Dalam dunia kerja peranan IQ dan EQ adalah sama pentingnya dan antara satu dengan yang lain adalah pelengkap tidak dapat tergantikan satu sama lain. Idealnya adalah IQ tinggi dan EQ tinggi. Lalu dimana kontribusi IQ sesungguhnya. IQ merupakan kecerdasan intelektual atau banyak memiliki aspek akademik. Aspek-aspek IQ antara lain adalah kemampuan verbal, kemampuan angkawi, daya tanggap, kemampuan berpikir dan daya ingat.
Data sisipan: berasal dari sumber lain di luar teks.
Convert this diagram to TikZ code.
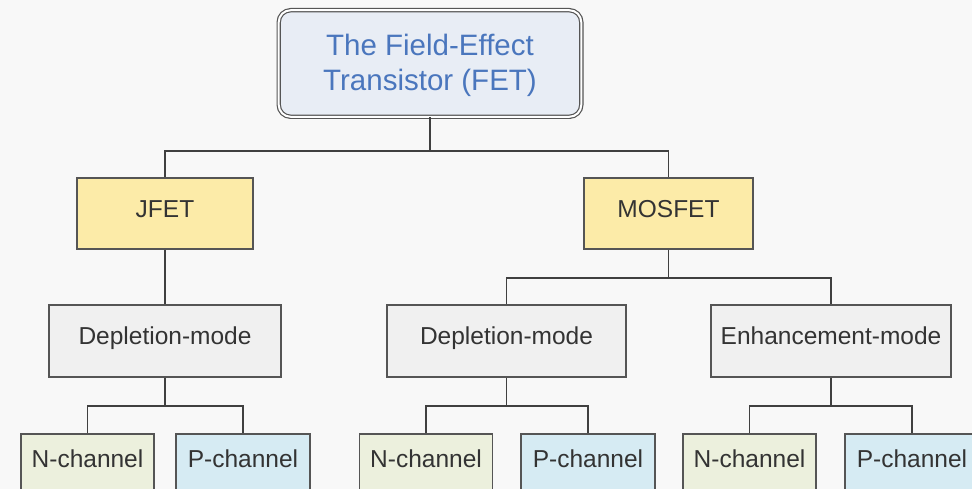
\documentclass[tikz,border=0pt]{standalone}
\usepackage{fontspec}
\setmainfont{Liberation Sans}
\usetikzlibrary{calc}
\definecolor{bgc}{HTML}{F8F8F8}
\definecolor{topfill}{HTML}{E8EDF5}
\definecolor{topblue}{HTML}{4A76BD}
\definecolor{yel}{HTML}{FCEBA8}
\definecolor{grayfill}{HTML}{F0F0F0}
\definecolor{grn}{HTML}{ECF0DD}
\definecolor{blu}{HTML}{D6EBF3}
\definecolor{txt}{HTML}{333333}
\definecolor{brd}{HTML}{555555}
\definecolor{lnc}{HTML}{404040}
\begin{document}
\begin{tikzpicture}[x=1pt,y=-1pt,
  base/.style={draw=brd, line width=1.6pt, text=txt, inner sep=0pt,
     font=\fontsize{24.5}{29}\selectfont, text height=0.716em, text depth=0pt},
  topbox/.style={draw=brd, line width=1.2pt, double=white, double distance=2pt,
     rounded corners=12pt, fill=topfill, minimum width=302.6pt, minimum height=106.6pt,
     inner sep=0pt},
  toptext/.style={text=topblue, align=center, font=\fontsize{29.5}{35}\selectfont, inner sep=0pt},
  fetbox/.style={base, fill=yel, minimum height=71pt},
  modebox/.style={base, fill=grayfill, minimum height=72pt},
  nbox/.style={base, fill=grn, minimum width=133pt, text height=34pt, text depth=30pt, anchor=north},
  pbox/.style={base, fill=blu, minimum width=134pt, text height=34pt, text depth=30pt, anchor=north},
  conn/.style={draw=lnc, line width=1.6pt}
]
\useasboundingbox (0,0) rectangle (972,489);
\fill[bgc] (0,0) rectangle (972,489);
\clip (0,0) rectangle (972,489);

\node[topbox] (fet) at (430,63.5) {};
\node[toptext] (fettext) at (430,65) {The Field-Effect\\Transistor (FET)};

\node[fetbox, minimum width=176pt] (jfet) at (165,213.5) {JFET};
\node[fetbox, minimum width=169pt] (mosfet) at (668.5,213.5) {MOSFET};

\node[modebox, minimum width=232pt] (depl) at (165,341) {Depletion-mode};
\node[modebox, minimum width=239pt] (depm) at (506.5,341) {Depletion-mode};
\node[modebox, minimum width=240pt] (enh) at (831,341) {Enhancement-mode};

\node[nbox] (n1) at (87.5,433) {N-channel};
\node[pbox] (p1) at (243,433) {P-channel};
\node[nbox] (n2) at (426,433) {N-channel};
\node[pbox] (p2) at (588,433) {P-channel};
\node[nbox] (n3) at (749.5,433) {N-channel};
\node[pbox] (p3) at (912,433) {P-channel};

\draw[conn] (fet.south) -- ($(fet.south |- jfet.north)+(0,-26)$);
\draw[conn] (jfet.north) -- ++(0,-26) -| (mosfet.north);
\draw[conn] (jfet.south) -- (depl.north);
\draw[conn] (mosfet.south) -- ($(mosfet.south |- depm.north)+(0,-26)$);
\draw[conn] (depm.north) -- ++(0,-26) -| (enh.north);
\draw[conn] (depl.south) -- ($(depl.south |- n1.north)+(0,-27)$);
\draw[conn] (n1.north) -- ++(0,-27) -| (p1.north);
\draw[conn] (depm.south) -- ($(depm.south |- n2.north)+(0,-27)$);
\draw[conn] (n2.north) -- ++(0,-27) -| (p2.north);
\draw[conn] (enh.south) -- ($(enh.south |- n3.north)+(0,-27)$);
\draw[conn] (n3.north) -- ++(0,-27) -| (p3.north);
\end{tikzpicture}
\end{document}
Aspek-aspek di atas sangat diperlukan ketika seseorang melakukan pekerjaan. Sebagai ilustrasi, seorang akuntan dituntut mempunyai kemampuan angkawi dan ketelitian agar ia dapat mengerjakan tugas-tugasnya dengan baik. Daya tanggap dan daya ingat juga dibutuhkan terutama pada saat seseorang pertama kali memasuki lingkungan kerja yang baru. Untuk melakukan adaptasi terhadap pekerjaan barunya secara cepat maka ia harus cepat belajar dan mengingat-ingat apa saja instruksi dari atasannya, corporate conduct dan prosedur kerja. Jika aspek-aspek ini lemah maka dampak secara langsung akan dirasakan oleh para rekan kerja dan secara tidak langsung operasional perusahaan terganggu, produktifitas menurun dan kualitas yang rendah. Dari uraian tersebut dapat ditarik benang merah bahwa IQ diperlukan manusia dalam hubungannya dengan hal-hal yang bersifat teknis (non-personal).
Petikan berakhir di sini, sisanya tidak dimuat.